Mr. Speaker, the hon. member pretends that we are not doing well in terms of jobs in Canada. She has given me the opportunity to say that Canada created more than 560,000 new jobs last year while the Americans lost 200,000.

Iraq
Oral Question Period

2:40 p.m.

Bloc

Michel Gauthier Roberval, QC

Mr. Speaker, the Minister of National Defence announced yesterday that he would be withdrawing officers from the unified command in Qatar because they could possibly take part in the conflict in Iraq and that he did not want that. However, the soldiers that are integrated with both American and British combat units will be directly involved in combat.

Why remove officers so that they are not involved in combat, and let soldiers remain involved in combat?

Iraq
Oral Question Period

2:40 p.m.

Markham
Ontario

Liberal

John McCallum Minister of National Defence

Mr. Speaker, the reason we are reducing the number of persons we have in Qatar is because Canada will not be sending an army, or aircraft or other forces for the war because we are not taking part in this war, as the Prime Minister said.

The reason there is a small number, some 30 personnel, in non-combat roles is because there is a decades-old tradition of exchanges with our allies, and this will continue.

Iraq
Oral Question Period

2:40 p.m.

Bloc

Michel Gauthier Roberval, QC

Mr.
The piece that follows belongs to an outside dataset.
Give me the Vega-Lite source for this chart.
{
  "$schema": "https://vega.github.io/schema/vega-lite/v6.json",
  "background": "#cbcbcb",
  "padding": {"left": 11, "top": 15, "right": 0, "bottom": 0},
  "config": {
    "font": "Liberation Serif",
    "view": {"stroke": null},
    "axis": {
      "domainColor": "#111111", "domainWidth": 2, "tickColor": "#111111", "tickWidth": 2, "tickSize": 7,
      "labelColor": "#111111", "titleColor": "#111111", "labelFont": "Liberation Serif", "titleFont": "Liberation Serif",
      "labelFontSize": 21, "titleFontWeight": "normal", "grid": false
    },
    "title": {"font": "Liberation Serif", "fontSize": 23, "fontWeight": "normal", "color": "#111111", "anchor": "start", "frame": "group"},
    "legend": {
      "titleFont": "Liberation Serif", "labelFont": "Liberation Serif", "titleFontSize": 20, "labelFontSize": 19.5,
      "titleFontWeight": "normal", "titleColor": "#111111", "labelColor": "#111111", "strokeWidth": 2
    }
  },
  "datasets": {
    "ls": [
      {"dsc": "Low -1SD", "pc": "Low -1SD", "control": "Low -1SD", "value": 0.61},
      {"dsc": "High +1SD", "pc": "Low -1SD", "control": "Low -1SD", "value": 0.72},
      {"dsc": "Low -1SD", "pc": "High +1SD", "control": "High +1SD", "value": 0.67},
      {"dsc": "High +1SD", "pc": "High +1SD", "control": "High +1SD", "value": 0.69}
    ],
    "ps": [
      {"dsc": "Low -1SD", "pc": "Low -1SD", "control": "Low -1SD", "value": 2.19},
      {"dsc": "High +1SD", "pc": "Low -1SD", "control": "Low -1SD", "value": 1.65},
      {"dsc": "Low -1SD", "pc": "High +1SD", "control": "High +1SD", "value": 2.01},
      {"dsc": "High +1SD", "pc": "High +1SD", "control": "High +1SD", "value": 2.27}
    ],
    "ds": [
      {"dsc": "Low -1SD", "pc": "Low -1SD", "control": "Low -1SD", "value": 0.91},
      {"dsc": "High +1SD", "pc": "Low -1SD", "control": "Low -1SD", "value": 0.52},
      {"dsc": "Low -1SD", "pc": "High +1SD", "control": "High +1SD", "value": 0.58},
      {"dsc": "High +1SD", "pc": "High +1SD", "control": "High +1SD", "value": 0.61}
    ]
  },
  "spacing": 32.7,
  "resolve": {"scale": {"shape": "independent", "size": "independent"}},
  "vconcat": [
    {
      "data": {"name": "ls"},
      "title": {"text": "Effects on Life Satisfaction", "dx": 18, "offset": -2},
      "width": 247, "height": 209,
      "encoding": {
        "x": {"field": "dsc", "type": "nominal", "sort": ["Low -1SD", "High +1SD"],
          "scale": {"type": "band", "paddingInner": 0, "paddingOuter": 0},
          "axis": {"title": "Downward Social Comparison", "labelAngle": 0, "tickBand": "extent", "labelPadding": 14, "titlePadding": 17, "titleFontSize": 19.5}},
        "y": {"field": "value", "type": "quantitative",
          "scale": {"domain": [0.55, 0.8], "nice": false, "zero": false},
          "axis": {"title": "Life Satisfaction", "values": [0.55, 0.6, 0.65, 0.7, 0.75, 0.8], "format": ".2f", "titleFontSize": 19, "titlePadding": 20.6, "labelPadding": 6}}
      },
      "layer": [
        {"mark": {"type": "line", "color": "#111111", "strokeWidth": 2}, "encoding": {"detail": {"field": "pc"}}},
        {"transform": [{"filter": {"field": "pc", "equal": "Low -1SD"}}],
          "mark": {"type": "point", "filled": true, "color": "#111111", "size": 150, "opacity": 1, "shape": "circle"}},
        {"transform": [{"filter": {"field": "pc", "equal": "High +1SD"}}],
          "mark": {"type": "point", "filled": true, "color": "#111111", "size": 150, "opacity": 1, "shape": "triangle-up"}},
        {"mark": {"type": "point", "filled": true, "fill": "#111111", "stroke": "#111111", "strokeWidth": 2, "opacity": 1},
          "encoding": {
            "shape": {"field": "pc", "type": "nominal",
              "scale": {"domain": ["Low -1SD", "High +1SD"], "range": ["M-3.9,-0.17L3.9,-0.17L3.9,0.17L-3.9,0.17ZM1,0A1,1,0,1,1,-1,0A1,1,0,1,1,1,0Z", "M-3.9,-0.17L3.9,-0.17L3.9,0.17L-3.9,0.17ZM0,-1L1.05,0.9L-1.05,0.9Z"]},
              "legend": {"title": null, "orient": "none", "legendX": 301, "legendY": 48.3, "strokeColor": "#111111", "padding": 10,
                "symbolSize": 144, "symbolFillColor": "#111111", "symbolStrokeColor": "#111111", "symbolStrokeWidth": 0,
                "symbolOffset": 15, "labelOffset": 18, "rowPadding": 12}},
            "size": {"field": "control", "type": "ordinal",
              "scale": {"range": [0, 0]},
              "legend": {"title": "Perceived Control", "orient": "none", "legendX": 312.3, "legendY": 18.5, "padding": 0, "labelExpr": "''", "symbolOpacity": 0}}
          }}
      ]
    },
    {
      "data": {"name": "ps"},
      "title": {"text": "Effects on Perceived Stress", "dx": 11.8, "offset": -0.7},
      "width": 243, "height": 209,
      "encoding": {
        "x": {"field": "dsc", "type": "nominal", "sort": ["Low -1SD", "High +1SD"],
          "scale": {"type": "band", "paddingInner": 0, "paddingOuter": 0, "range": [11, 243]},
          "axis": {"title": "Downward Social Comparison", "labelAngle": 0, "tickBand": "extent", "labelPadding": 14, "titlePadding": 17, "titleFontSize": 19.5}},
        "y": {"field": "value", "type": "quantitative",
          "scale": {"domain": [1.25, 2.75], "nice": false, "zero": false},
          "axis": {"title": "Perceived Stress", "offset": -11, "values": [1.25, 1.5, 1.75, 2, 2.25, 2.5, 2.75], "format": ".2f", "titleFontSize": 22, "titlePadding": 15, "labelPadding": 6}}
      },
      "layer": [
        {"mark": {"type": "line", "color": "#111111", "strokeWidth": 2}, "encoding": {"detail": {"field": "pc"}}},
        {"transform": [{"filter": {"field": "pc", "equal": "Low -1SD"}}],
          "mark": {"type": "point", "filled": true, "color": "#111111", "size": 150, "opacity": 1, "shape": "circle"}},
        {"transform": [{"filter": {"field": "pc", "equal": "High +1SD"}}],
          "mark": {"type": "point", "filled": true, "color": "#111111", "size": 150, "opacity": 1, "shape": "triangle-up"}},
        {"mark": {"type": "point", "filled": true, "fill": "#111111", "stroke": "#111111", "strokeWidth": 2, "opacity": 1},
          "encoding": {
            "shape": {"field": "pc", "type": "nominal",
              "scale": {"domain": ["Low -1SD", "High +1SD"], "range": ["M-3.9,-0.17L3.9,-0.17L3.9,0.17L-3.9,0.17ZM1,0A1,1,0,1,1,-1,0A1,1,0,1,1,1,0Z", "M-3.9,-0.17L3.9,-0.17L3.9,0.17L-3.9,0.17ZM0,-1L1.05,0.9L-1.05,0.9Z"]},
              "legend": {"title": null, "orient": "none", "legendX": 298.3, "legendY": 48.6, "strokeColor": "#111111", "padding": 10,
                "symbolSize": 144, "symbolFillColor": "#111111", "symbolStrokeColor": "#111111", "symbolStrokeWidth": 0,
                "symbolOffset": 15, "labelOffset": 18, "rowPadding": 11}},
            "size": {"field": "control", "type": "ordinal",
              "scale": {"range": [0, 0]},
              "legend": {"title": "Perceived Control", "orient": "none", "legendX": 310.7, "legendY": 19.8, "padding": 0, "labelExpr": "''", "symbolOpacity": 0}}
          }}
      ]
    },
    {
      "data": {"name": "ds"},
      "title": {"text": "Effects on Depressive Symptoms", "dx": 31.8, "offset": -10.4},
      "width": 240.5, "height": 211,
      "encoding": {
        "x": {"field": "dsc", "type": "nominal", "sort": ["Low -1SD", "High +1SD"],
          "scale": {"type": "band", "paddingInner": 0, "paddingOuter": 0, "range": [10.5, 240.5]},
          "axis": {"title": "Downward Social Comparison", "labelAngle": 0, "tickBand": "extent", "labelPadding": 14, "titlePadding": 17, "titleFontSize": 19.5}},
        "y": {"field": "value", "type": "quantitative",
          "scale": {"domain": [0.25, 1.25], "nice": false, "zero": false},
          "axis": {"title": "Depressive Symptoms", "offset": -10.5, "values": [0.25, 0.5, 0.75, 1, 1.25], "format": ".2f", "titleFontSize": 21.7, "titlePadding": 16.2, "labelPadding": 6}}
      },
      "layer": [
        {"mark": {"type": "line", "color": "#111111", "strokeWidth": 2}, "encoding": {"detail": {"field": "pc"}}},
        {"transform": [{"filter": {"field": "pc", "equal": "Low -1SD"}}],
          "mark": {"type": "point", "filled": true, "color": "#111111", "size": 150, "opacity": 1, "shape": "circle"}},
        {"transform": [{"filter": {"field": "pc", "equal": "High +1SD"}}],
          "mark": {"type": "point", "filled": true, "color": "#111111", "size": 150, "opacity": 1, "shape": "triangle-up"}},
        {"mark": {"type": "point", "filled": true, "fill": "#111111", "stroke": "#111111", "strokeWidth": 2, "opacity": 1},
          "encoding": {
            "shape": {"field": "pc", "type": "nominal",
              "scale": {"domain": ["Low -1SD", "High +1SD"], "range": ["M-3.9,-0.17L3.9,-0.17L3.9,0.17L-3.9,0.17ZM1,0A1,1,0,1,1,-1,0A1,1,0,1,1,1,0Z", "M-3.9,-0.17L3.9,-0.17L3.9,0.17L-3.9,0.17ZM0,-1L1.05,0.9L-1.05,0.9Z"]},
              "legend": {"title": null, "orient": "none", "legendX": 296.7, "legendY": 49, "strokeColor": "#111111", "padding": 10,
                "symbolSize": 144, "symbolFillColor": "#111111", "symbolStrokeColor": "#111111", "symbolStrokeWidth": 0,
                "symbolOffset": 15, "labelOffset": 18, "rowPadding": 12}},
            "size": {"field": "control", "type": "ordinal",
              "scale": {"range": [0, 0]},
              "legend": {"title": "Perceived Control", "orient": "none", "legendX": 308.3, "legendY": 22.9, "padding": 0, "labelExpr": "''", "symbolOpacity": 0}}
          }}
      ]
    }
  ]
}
Speaker, the circumstances are exceptional. The officers who leave the unified command will no longer be there, in a way, for the Canadian soldiers that have been integrated with combat units.

My question for the minister is as follows: since he believed it was wise to withdraw the officers, how then, using his own logic, can he explain leaving soldiers there, with no one responsible for them, and under the sole authority of American and British officers? That is the problem his decision has created.

Iraq
Oral Question Period

2:40 p.m.

Markham
Ontario

Liberal

John McCallum Minister of National Defence

Mr. Speaker, with respect, I think it is the member opposite's logic that leaves something to be desired.
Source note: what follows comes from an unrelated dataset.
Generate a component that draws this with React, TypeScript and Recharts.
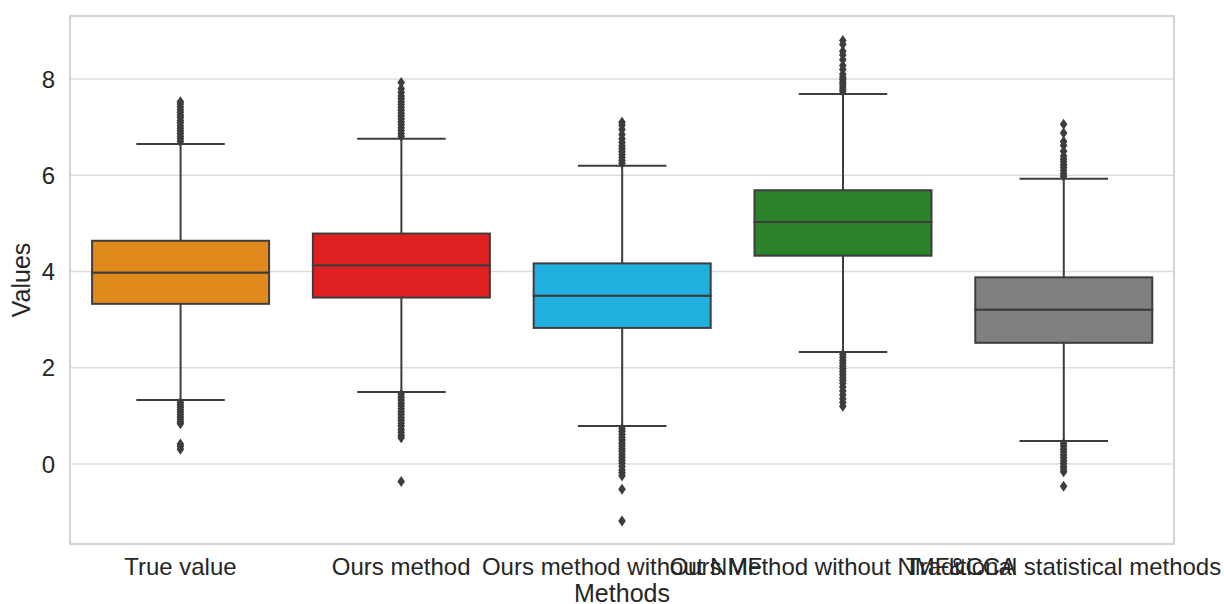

For decades now, we have taken part in exchanges with our allies, Britain, the United States and others. When these soldiers are with British troops or American troops, they are under British or American control. Therefore, there is no need for Canadian officers. However, ultimately, these soldiers are under the control of the Government of Canada.

National Defence
Oral Question Period

2:45 p.m.

Canadian Alliance

Deborah Grey Edmonton North, AB

Mr. Speaker, I am sure that is cold comfort to those people.

A military report last night has stated that our 40 year old Sea Kings lacked the appropriate night vision sensors required for their missions. Consequently, they have been unable to complete their given tasks while enforcing UN sanctions against Iraq and during Operation Apollo. In fact, our Sea Kings have even been excluded from participating in night operations with the U.S. navy.
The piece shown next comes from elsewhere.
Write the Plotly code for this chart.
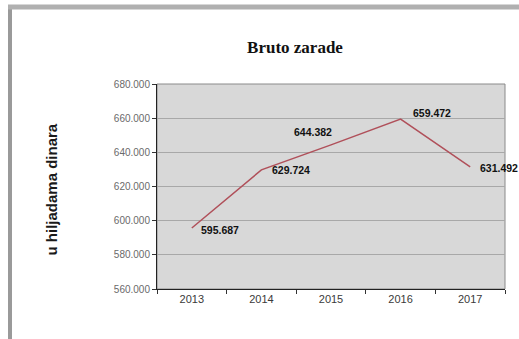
import plotly.graph_objects as go

# data (u hiljadama dinara)
years = ['2013', '2014', '2015', '2016', '2017']
bruto = [595687, 629724, 644382, 659472, 631492]
# label offsets (px) relative to each point
lab_dx = [28, 30, -18, 31, 29]
lab_dy = [-2, 0, 13, 6, -1]

W, H = 519, 339
L, R, T, B = 157, 505, 84, 289


def px(x):
    return (x - L) / (R - L)


def py(y):
    return (B - y) / (B - T)


fig = go.Figure()
fig.add_trace(go.Scatter(
    x=years, y=bruto, mode='lines',
    line=dict(color='#B0505A', width=1.5),
    showlegend=False, hoverinfo='skip',
))

# category axis: place labels by category index
for i, (v, dx, dy) in enumerate(zip(bruto, lab_dx, lab_dy)):
    fig.add_annotation(x=i, y=v, xref='x', yref='y', text=f'{v:,}'.replace(',', '.'), showarrow=False,
                       xshift=dx, yshift=dy, xanchor='center', yanchor='middle',
                       font=dict(family='Liberation Sans', size=10.5, color='#111111', weight='bold'))

# outer frame of the sheet
fig.add_shape(type='line', xref='paper', yref='paper', x0=px(10), x1=px(10), y0=py(7), y1=py(345),
              line=dict(color='#9a9a9a', width=4))
fig.add_shape(type='line', xref='paper', yref='paper', x0=px(8), x1=px(530), y0=py(7), y1=py(7),
              line=dict(color='#b0b0b0', width=5))
# plot border
fig.add_shape(type='rect', xref='paper', yref='paper', x0=0, x1=1, y0=0, y1=1,
              line=dict(color='#8a8a8a', width=1), layer='below')

fig.add_annotation(text='u hiljadama dinara', xref='paper', yref='paper', x=px(40), y=py(190),
                   textangle=-90, showarrow=False,
                   font=dict(family='Liberation Sans', size=15, color='#1a1a1a', weight='bold'))

fig.update_layout(
    width=W, height=H,
    margin=dict(l=L, r=W - R, t=T, b=H - B),
    paper_bgcolor='white', plot_bgcolor='#d8d8d8',
    separators=',.',
    title=dict(text='<b>Bruto zarade</b>', x=295 / W, xanchor='center', y=1 - 47 / H, yanchor='middle',
               font=dict(family='Liberation Serif', size=17, color='#111111')),
    xaxis=dict(type='category', tickson='boundaries', ticks='outside', ticklen=4, tickcolor='#333333',
               showline=True, linecolor='#222222', linewidth=1, showgrid=False,
               range=[-0.5, 4.5], fixedrange=True,
               tickfont=dict(family='Liberation Sans', size=11, color='#3a3a3a')),
    yaxis=dict(range=[560000, 680000], dtick=20000, tickformat=',', ticks='outside', ticklen=4,
               tickcolor='#333333', showline=True, linecolor='#222222', linewidth=1,
               gridcolor='#a8a8a8', gridwidth=1, zeroline=False,
               tickfont=dict(family='Liberation Sans', size=10, color='#6a6a6a')),
)

fig.write_html('out.html', config={'displayModeBar': False},
               post_script="document.body.style.margin='0px';")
I would appreciate it if maybe the minister could focus his dim vision on this problem right now. Why does the Liberal government continue to send our Sea Kings into missions it knows they simply cannot perform? Is it bad judgment or simply bad politics?

National Defence
Oral Question Period

2:45 p.m.

Markham
Ontario

Liberal

John McCallum Minister of National Defence

Mr. Speaker, the Sea Kings have performed admirably in the region. They have carried out 2,000 missions in Operation Apollo in the gulf. As I have said a number of times, they have done approximately one-half of the hailings--

National Defence
Oral Question Period

2:45 p.m.

Some hon. members

Oh, oh.

National Defence
Oral Question Period

2:45 p.m.

The Speaker

Order, please. I know that certain hon. members like to assist the minister by providing words to include in his answer to questions, but the minister seems quite capable of doing this on his own. And while I am sure he appreciates the offered assistance, we must be able to hear his answer. When members make so many suggestions at once, the Speaker cannot hear.

The Minister of National Defence has the floor. We want to hear his answer.

National Defence
Oral Question Period

2:45 p.m.

Liberal

John McCallum Markham, ON

Mr. Speaker, as I was attempting to say, we have approximately 10% to 15% of the assets including helicopters in the region and we have done literally half of the hailings which are done by helicopters, and the boardings which are done by sailors from ships.

I would say that our navy including the helicopters have performed in an exemplary fashion.

National Defence
Oral Question Period

2:45 p.m.

Canadian Alliance

Deborah Grey Edmonton North, AB

Mr. Speaker, we know that those are dangerous missions and they simply are not equipped. Because of the Sea Kings' inadequate sensors, our choppers have to fly close enough to unidentified ships to read the writings on their sides. This leaves our crews wide open to being shot down.

It is high time the Prime Minister read the writing on the wall in great big letters. He had the opportunity to replace the Sea Kings 10 years ago. When will he admit that trying to save his political face could cost military lives?

National Defence
Oral Question Period

2:45 p.m.

Markham
Ontario

Liberal

John McCallum Minister of National Defence

Mr. Speaker, the lives of our helicopter pilots are extremely important to the government and to Canadians, so it would be a good idea if the hon. member would get her facts straight. They do not move close to the ships as she claimed. They stay always within five miles from the ships. Indeed, their night vision equipment is in the process of being upgraded.

This morning I had the opportunity to speak to three helicopter pilots who explained to me these procedures and how their operations were indeed entirely safe.

Persons with Disabilities
Oral Question Period

March 19th, 2003 / 2:45 p.m.

Liberal

Janko Peric Cambridge, ON

Mr. Speaker, my question is for the Minister of Finance.

Leading associations advocating for persons with disabilities and their families have been raising concerns about access to the disability tax credit. What steps is the government taking to address the serious concerns of Canadians with disabilities?